Steps need to be taken

Rational use of the anti-defection law: Several experts have suggested that the law should be valid only for those votes that determine the stability of the government. e.g. passage of the annual budget or no-confidence motions.

Advice of Election Commission: Various commissions including National Commission to review the working of the constitution (NCRWC) have recommended that rather than the Presiding Officer, the decision to disqualify a member should be made by the President (in case of MPs) or the Governor (in case of MLAs) on the advice of the Election Commission.

Independent authority to deal with disqualification: Justice Verma in Hollohan judgment said that tenure of the Speaker is dependent on the continuous support of the majority in the House and therefore, he does not satisfy the requirement of such independent adjudicatory authority.

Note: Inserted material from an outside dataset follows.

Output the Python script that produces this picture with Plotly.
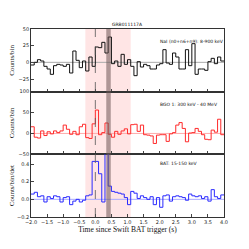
import numpy as np
import plotly.graph_objects as go
from plotly.subplots import make_subplots

# bin left edges, 0.1 s bins from -2.0 to 3.9
t_edges = [round(-2.0 + 0.1 * k, 1) for k in range(61)]

nai = [-4, 0, 4, 2, -6, -10, -18, -5, -3, -4,
       -6, -3, -16, 17, 3, -8, 2, -13, 8, -6,
       23, 22, 30, 14, 38, -2, 2, -6, 12, -3,
       4, -6, -20, 1, -7, -3, -5, -10, -10, -4,
       -2, 19, -1, -3, 14, 8, -10, -10, 19, -5,
       28, -18, -10, -10, -12, 1, 6, -2, 8, 2]

bgo = [16, -9, -11, 6, -5, 4, -1, 6, 2, 6,
       20, 10, -2, 5, -3, 16, 22, -10, -12, 23,
       56, -3, 2, 25, -2, -9, 5, -2, 6, 11,
       -1, 21, 22, 5, 20, -3, -4, -6, -24, -4,
       -3, -3, -19, -1, 2, 20, 26, 12, -20, 1,
       2, 12, 5, -3, -14, -15, 8, 3, 34, -3]

bat = [0.06, 0.08, 0.03, 0.04, -0.03, 0.03, 0.01, 0.04, 0.03, -0.03,
       0.02, 0.03, -0.06, -0.02, 0.0, -0.03, -0.01, 0.04, 0.05, 0.43,
       0.43, 0.29, -0.03, 0.58, 0.15, 0.09, 0.08, 0.07, 0.06, 0.02,
       -0.06, 0.09, 0.07, 0.01, 0.04, 0.02, 0.0, 0.03, -0.06, 0.02,
       -0.09, 0.04, 0.05, -0.02, 0.03, 0.04, 0.03, 0.02, -0.01, 0.06,
       0.04, 0.03, 0.04, 0.01, 0.03, -0.02, 0.11, 0.03, 0.01, 0.05]

title_text = "GRB011117A"
labels = ["NaI (n0+n6+n9): 8-900 keV", "BGO 1: 300 keV - 40 MeV", "BAT: 15-150 keV"]
ylabels = ["Counts/bin", "Counts/bin", "Counts/bin/det"]
window = [-0.31, 1.1]
grey_band = [0.34, 0.48]

colors = ["#111111", "#ff2a2a", "#2a2aff"]
zero_colors = ["#aaaaaa", "#ffaaaa", "#aaaaff"]
yranges = [[-44, 50], [-50, 100], [-0.2, 0.51]]
yticks = [[-25, 0, 25, 50], [-50, 0, 50, 100], [-0.2, 0.0, 0.2, 0.4]]
ytickfmt = ["d", "d", ".1f"]

fig = make_subplots(rows=3, cols=1, shared_xaxes=True, vertical_spacing=0)

for i, vals in enumerate([nai, bgo, bat]):
    yv = list(vals) + [vals[-1]]
    fig.add_trace(go.Scatter(x=[-2.0, 4.0], y=[0, 0], mode="lines",
                             line=dict(color=zero_colors[i], width=1),
                             hoverinfo="skip", showlegend=False), row=i + 1, col=1)
    fig.add_trace(go.Scatter(x=t_edges, y=yv, mode="lines", line_shape="hv",
                             line=dict(color=colors[i], width=1),
                             showlegend=False), row=i + 1, col=1)

serif = "Liberation Serif, Times New Roman, serif"
sans = "DejaVu Sans, Arial, sans-serif"

for i in range(3):
    fig.update_yaxes(range=yranges[i], tickvals=yticks[i], tickformat=ytickfmt[i],
                     ticks="inside", ticklen=3, tickwidth=0.6, showline=True, mirror=True,
                     linecolor="#333333", linewidth=0.8, showgrid=False, zeroline=False,
                     automargin=False,
                     tickfont=dict(size=5, family=sans, color="#222"),
                     title=dict(text=ylabels[i], font=dict(size=7, family=serif, color="#111"),
                                standoff=3),
                     row=i + 1, col=1)
    fig.update_xaxes(range=[-2.0, 4.0], tickvals=[-2 + 0.5 * k for k in range(13)],
                     tickformat=".1f", ticks="inside", ticklen=3, tickwidth=0.6,
                     showline=True, mirror=True, linecolor="#333333", linewidth=0.8,
                     showgrid=False, zeroline=False, automargin=False,
                     tickfont=dict(size=5, family=sans, color="#222"),
                     showticklabels=(i == 2), row=i + 1, col=1)

fig.update_xaxes(title=dict(text="Time since Swift BAT trigger (s)",
                            font=dict(size=7.5, family=serif, color="#111"), standoff=1),
                 row=3, col=1)

# shaded regions spanning all panels
fig.add_shape(type="rect", xref="x", yref="paper", x0=window[0], x1=window[1], y0=0, y1=1,
              fillcolor="rgba(255,70,70,0.14)", line_width=0, layer="below")
fig.add_shape(type="rect", xref="x", yref="paper", x0=grey_band[0], x1=grey_band[1], y0=0, y1=1,
              fillcolor="rgba(110,85,85,0.55)", line_width=0, layer="above")
fig.add_shape(type="line", xref="x", yref="paper", x0=0, x1=0, y0=0, y1=1,
              line=dict(color="#555555", width=0.8, dash="dash"), layer="above")

ann_y = [0.936, 0.60, 0.287]
for i in range(3):
    fig.add_annotation(text=labels[i], xref="paper", yref="paper", x=0.66, y=ann_y[i],
                       showarrow=False, xanchor="left", yanchor="middle",
                       font=dict(size=4.5, family=sans, color="#111"))

fig.add_annotation(text=title_text, xref="paper", yref="paper", x=0.5, y=1.0,
                   showarrow=False, xanchor="center", yanchor="bottom",
                   font=dict(size=4.5, family=sans, color="#111"))

# page body has an 8px default margin, so the figure is sized to fit the window
fig.update_layout(width=241, height=241, margin=dict(l=23, r=25, t=21, b=32),
                  plot_bgcolor="white", paper_bgcolor="white")

fig.write_html("out.html")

Also, his choice as the sole arbiter in the matter violates an essential attribute of the basic feature. Thus, the need for an independent authority to deal with the cases of defection.

Promoting the principle of intra-party democracy: 170th  Law Commission report underscored the importance of intra-party democracy by arguing that a political party cannot be a dictatorship internally and democratic in its functioning outside. Thus, the parties should listen to the opinions of the members and have discussions on the same. This would give the freedom of speech and expression to its members and promote inner-party democracy.